Congressional District 50: Rep. Duncan Hunter easily breezed to an impressive victory on Tuesday with 67% of the vote. He will face Democratic challenger David Secor, but the race is not projected to be competitive. Libertarian Michael Benoit drew 5%. No Party Preference voters make up 20% of this district's electorate, but Democrats are out-registered by Republicans by nearly 22-points.
Congressional District 51: Democratic State Senator Juan Vargas handily won CD-51 with 45.7% of the vote. He will face Republican Michael Crimmins in the November general. Democrat and former Senator Denise Moreno Ducheny fell short of advancing with just 15.5% of the vote, more than likely a result of splitting voters between fellow Democrats John Brooks and Daniel C. Ramirez, both who garnered around 5% of the vote each. This district is expected to remain Democratic.
Congressional District 52: Moving on to the November general election for certain is incumbent Republican Rep. Brian Bilbray. It's a close contest for Democrats Lori Saldana and Scott Peters. According to Secretary of State data, less than 700 votes put Peters ahead of Saldana by .6%. The San Diego County registrar reports approximately 135,000 ballots have yet to be counted. Coming in fourth with 4.1% of the vote is independent and former Mayor of Santee, Jack Doyle. This district is a toss-up.
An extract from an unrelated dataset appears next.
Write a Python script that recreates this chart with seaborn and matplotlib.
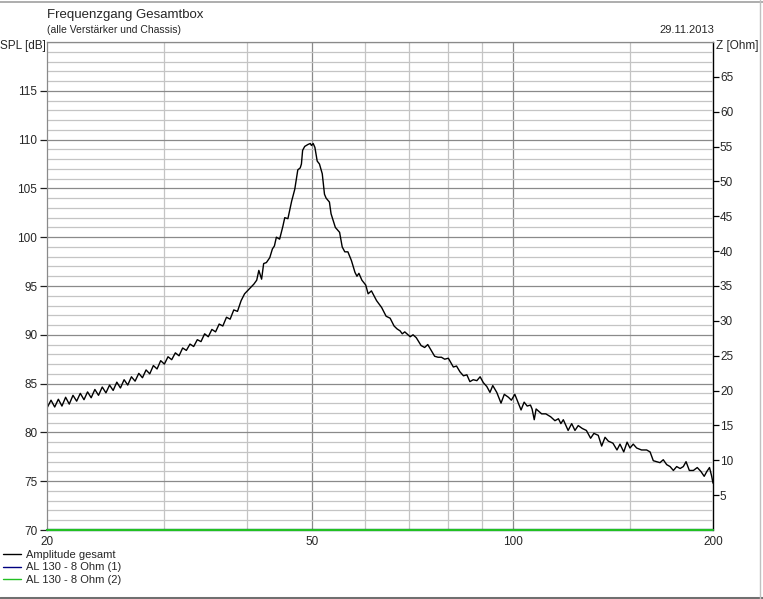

Congressional District 53: There wasn't much of a contest in CD-53, where incumbent Democrat Rep. Susan Davis enjoys a solid base of support in this safely Democratic district. In 2008, CD-53 supported President Obama by 61%. Rep. Davis' only challenger and Republican retired marine, Nick Popaditch, made a strong showing regardless, garnering 42.6% of votes. Both Rep. Davis and Popaditch will face each other in what is likely to be a predictable November election. Rep. Davis should win reelection.